Pour ce qui est des véhicules autonomes, nous avons été les premiers en juillet dernier à faire circuler sur les routes de France – avec l'autorisation des ministères concernés, que nous remercions – quatre prototypes de différents niveaux d'automatisation, sur plus de 10 000 kilomètres de route ouverte, ainsi que sur plusieurs routes en Espagne. Nous avons réalisé de nombreuses expériences prometteuses au niveau 2 – hands off – et au niveau 3 – eyes off, en attendant de pouvoir le faire au niveau 4 – mind off – et au niveau 5 – driverless. En novembre 2015, nous avons effectué 3 000 kilomètres de roulage autonome entre la France et l'Espagne ; nos premières fonctions d'automatisation de conduite apparaîtront dès 2018 sur les voies rapides et les parkings, tandis que les fonctions de conduite autonome se mettront en place à partir de 2020, en commençant par la circulation sur voie rapide. Nous aurons d'ailleurs besoin d'un changement de la législation pour être autorisés à mettre ces véhicules sur le marché.

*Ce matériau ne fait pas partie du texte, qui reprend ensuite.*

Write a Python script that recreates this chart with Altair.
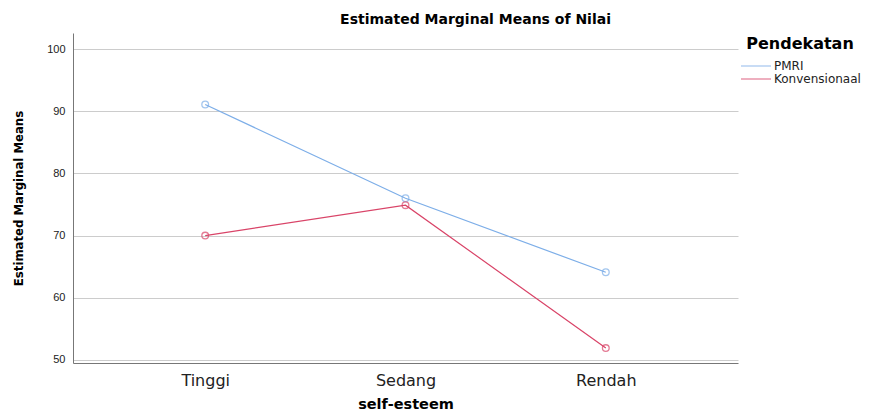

Même en anticipant une transition énergétique progressive et technologiquement neutre, nul ne sait aujourd'hui quelle technologie va l'emporter. Chez PSA, nous insistons beaucoup sur le fait qu'une approche des pouvoirs publics privilégiant la neutralité technologique est indispensable : il s'agit de raisonner sur les résultats recherchés et non sur la solution technique. À condition que ces résultats nous soient indiqués suffisamment à l'avance, je peux vous garantir que nous disposons des laboratoires – je ne pense pas seulement à ceux de PSA, mais à l'ensemble de ceux auxquels nous pouvons faire appel – et des ingénieurs capables de trouver et de développer les solutions dont nous aurons besoin.
Cela dit, cette transition aura un coût, qui ne sera que partiellement supporté par le consommateur, ce qui suppose pour nous d'accélérer nos gains de compétitivité. La filière a besoin d'un dialogue continu avec les pouvoirs publics afin de trouver le meilleur équilibre entre l'état de l'art et le coût financier de la réglementation. En tant que constructeur généraliste, nous devons offrir des véhicules pour tous.

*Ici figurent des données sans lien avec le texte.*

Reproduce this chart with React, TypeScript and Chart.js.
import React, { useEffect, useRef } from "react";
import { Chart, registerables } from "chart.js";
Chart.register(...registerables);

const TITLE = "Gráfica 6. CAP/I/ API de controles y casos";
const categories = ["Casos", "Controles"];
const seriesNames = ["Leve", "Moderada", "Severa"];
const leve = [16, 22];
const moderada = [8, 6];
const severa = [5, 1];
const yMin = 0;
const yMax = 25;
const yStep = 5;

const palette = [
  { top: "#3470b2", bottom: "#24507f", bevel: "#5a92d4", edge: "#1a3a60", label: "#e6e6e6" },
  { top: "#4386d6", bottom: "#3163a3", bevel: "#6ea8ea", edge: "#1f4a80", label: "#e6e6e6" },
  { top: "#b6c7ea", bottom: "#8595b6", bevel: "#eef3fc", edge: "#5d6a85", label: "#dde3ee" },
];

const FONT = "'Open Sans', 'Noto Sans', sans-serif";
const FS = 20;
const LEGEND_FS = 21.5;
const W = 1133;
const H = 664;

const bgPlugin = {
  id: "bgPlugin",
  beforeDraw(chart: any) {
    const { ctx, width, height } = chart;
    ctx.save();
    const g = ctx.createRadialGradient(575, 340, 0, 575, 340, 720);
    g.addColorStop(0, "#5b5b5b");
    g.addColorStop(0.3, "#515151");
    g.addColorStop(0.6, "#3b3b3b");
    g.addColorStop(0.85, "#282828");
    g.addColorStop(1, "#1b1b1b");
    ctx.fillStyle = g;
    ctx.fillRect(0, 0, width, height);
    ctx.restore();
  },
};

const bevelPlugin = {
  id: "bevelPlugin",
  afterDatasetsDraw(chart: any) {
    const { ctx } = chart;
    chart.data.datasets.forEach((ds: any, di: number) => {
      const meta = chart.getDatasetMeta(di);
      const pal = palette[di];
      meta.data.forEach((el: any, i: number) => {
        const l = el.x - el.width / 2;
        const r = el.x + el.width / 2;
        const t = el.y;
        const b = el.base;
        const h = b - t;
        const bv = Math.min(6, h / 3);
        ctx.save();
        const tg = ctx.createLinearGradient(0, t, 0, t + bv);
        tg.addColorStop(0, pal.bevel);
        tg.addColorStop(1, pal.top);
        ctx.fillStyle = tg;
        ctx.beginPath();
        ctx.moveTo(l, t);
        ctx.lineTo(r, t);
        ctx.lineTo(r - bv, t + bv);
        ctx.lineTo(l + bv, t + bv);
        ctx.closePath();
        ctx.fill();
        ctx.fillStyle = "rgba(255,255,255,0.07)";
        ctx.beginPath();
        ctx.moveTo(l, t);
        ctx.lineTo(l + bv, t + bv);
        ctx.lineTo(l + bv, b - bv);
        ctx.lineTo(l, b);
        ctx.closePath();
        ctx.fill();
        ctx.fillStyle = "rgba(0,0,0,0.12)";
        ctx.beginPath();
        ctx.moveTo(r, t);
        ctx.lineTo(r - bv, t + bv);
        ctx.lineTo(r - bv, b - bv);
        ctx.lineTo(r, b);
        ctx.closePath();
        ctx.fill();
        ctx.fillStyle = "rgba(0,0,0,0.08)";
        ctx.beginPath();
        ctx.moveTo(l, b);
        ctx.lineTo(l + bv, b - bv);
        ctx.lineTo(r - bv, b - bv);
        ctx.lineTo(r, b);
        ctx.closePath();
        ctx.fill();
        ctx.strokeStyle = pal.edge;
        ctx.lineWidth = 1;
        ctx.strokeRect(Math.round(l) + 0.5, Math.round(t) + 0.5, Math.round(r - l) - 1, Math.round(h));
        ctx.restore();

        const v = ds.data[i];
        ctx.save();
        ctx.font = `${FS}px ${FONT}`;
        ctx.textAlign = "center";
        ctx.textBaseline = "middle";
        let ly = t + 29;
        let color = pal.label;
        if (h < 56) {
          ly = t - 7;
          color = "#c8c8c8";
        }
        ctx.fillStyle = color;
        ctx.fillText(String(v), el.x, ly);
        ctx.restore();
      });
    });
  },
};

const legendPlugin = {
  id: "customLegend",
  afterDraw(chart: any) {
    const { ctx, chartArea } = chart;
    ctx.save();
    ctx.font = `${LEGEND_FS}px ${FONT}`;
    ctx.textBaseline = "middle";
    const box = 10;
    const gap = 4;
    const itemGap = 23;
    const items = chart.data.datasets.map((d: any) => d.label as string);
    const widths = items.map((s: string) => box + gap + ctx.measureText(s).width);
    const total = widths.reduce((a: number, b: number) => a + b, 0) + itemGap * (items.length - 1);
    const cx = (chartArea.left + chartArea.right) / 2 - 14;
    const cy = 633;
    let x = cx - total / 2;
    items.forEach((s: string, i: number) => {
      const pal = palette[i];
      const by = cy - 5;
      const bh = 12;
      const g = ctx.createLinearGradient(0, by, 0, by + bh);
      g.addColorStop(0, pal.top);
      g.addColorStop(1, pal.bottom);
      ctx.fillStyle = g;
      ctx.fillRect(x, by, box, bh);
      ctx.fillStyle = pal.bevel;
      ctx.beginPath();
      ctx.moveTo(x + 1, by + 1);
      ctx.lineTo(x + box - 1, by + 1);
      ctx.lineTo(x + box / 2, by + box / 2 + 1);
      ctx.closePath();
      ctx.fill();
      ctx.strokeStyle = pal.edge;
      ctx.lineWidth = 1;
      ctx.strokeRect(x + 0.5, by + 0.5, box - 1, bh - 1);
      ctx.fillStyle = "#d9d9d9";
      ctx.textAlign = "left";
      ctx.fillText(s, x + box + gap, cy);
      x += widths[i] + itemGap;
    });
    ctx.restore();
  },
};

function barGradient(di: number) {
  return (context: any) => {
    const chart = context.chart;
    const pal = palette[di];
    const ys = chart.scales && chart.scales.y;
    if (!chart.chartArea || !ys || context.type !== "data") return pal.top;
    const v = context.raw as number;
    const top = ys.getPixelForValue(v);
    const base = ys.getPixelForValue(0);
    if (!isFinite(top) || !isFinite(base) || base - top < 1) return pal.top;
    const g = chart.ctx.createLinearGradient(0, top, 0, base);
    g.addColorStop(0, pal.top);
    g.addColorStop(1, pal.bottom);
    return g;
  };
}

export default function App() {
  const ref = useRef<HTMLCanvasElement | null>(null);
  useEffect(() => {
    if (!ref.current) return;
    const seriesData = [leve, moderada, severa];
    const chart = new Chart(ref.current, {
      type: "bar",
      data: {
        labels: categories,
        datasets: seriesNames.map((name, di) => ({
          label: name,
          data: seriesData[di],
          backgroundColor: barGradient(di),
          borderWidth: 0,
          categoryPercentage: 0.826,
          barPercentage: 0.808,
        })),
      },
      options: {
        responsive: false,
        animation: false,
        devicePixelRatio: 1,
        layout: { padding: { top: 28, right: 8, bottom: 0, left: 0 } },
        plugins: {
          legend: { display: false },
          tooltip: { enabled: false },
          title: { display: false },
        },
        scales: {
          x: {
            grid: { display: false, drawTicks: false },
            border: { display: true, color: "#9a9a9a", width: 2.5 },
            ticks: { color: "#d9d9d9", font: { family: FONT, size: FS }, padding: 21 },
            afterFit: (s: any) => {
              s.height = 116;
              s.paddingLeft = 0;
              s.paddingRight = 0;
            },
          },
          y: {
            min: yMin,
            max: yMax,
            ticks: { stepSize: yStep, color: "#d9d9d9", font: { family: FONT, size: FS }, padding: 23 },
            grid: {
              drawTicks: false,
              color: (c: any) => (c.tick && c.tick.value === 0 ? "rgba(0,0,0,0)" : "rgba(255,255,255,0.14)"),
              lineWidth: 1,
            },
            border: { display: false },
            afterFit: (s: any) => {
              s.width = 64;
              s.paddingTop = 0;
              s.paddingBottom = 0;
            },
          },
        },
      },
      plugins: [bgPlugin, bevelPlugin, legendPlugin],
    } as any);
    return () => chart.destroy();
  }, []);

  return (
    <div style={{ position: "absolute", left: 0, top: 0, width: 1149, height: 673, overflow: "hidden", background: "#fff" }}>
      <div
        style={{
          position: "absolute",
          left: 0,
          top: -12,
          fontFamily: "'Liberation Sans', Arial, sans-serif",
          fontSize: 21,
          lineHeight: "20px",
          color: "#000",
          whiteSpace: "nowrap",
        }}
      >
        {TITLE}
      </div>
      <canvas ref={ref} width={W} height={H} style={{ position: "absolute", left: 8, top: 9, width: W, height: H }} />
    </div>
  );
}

Il existe des technologies nouvelles pour lesquelles PSA investit et monte en puissance. Pour autant, elles sont peu abordables pour une clientèle de masse et leur diffusion sera progressive. À court terme, le diesel que nous qualifions de propre, c'est-à-dire conforme à la norme Euro 6 dans toutes ses versions, est la solution la plus abordable et la plus répandue pour atteindre les objectifs de CO2 à l'horizon 2020-2021.
Enfin, il est essentiel que la France et l'Europe ne deviennent pas des territoires « autophobes », car les constructeurs automobiles sont synonymes de force industrielle pour la France et pour l'Europe.